■ MATERIAL PROVIDED
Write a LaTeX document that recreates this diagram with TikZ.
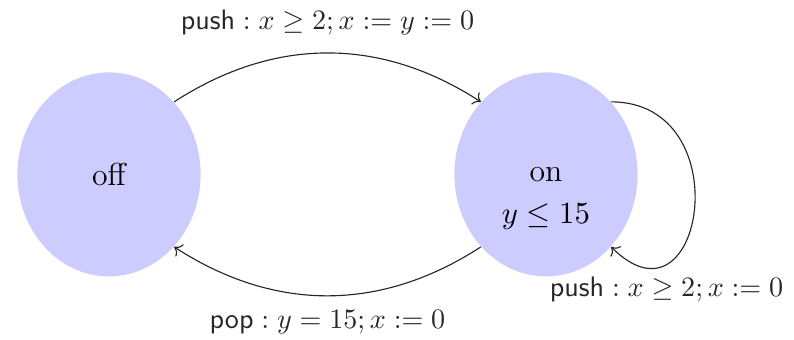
\documentclass[tikz,border=0pt]{standalone}
\usepackage{amsmath,amssymb}
\usepackage{tikz}
\usetikzlibrary{positioning,arrows.meta,shapes.geometric}

\begin{document}
\begin{tikzpicture}[
  >=To,
  loc/.style={ellipse, fill=blue!20, draw=none, minimum width=2.29cm, minimum height=2.55cm, inner sep=0pt, font=\fontsize{11.3}{14}\selectfont},
  trans/.style={->, black!85, line width=0.4pt},
  elab/.style={font=\normalsize, inner sep=2pt}
]
\useasboundingbox (0,0) rectangle (9.925,4.25);
\node[loc] (off) at (1.3625,2.07) {off};
\node[loc, label={[yshift=-5.3mm, font=\fontsize{11.3}{14}\selectfont]center:$y \leq 15$}] (on) at (6.825,2.07) {on};
\draw[trans] (off.north east) to[bend left=33] node[elab, above=1.5mm] {$\textsf{push} : x \geq 2; x := y := 0$} (on.north west);
\draw[trans] (on.south west) to[bend left=33] node[elab, below=1mm] {$\textsf{pop} : y = 15; x := 0$} (off.south east);
\draw[trans] (on.north east) to[out=0, in=-45, looseness=2.3] node[elab, below=0.8mm, pos=0.76] {$\textsf{push} : x \geq 2; x := 0$} (on.south east);
\end{tikzpicture}
\end{document}
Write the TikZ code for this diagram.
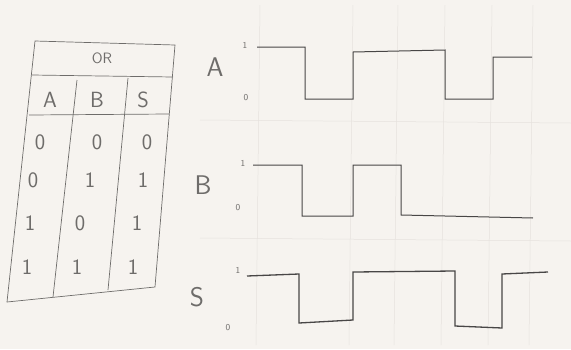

■ EXERCISE PROMPT
Each record above should be copied character for character, with pictures dropped.

■ THE RESPONSE
Write a LaTeX document that recreates this diagram with TikZ.
\documentclass[tikz,border=0pt]{standalone}
\usepackage{amsmath,amssymb}
\usepackage{tikz}
\usetikzlibrary{positioning,arrows.meta,shapes.geometric}

\begin{document}
\begin{tikzpicture}[
  >=To,
  loc/.style={ellipse, fill=blue!20, draw=none, minimum width=2.29cm, minimum height=2.55cm, inner sep=0pt, font=\fontsize{11.3}{14}\selectfont},
  trans/.style={->, black!85, line width=0.4pt},
  elab/.style={font=\normalsize, inner sep=2pt}
]
\useasboundingbox (0,0) rectangle (9.925,4.25);
\node[loc] (off) at (1.3625,2.07) {off};
\node[loc, label={[yshift=-5.3mm, font=\fontsize{11.3}{14}\selectfont]center:$y \leq 15$}] (on) at (6.825,2.07) {on};
\draw[trans] (off.north east) to[bend left=33] node[elab, above=1.5mm] {$\textsf{push} : x \geq 2; x := y := 0$} (on.north west);
\draw[trans] (on.south west) to[bend left=33] node[elab, below=1mm] {$\textsf{pop} : y = 15; x := 0$} (off.south east);
\draw[trans] (on.north east) to[out=0, in=-45, looseness=2.3] node[elab, below=0.8mm, pos=0.76] {$\textsf{push} : x \geq 2; x := 0$} (on.south east);
\end{tikzpicture}
\end{document}
Write the TikZ code for this diagram.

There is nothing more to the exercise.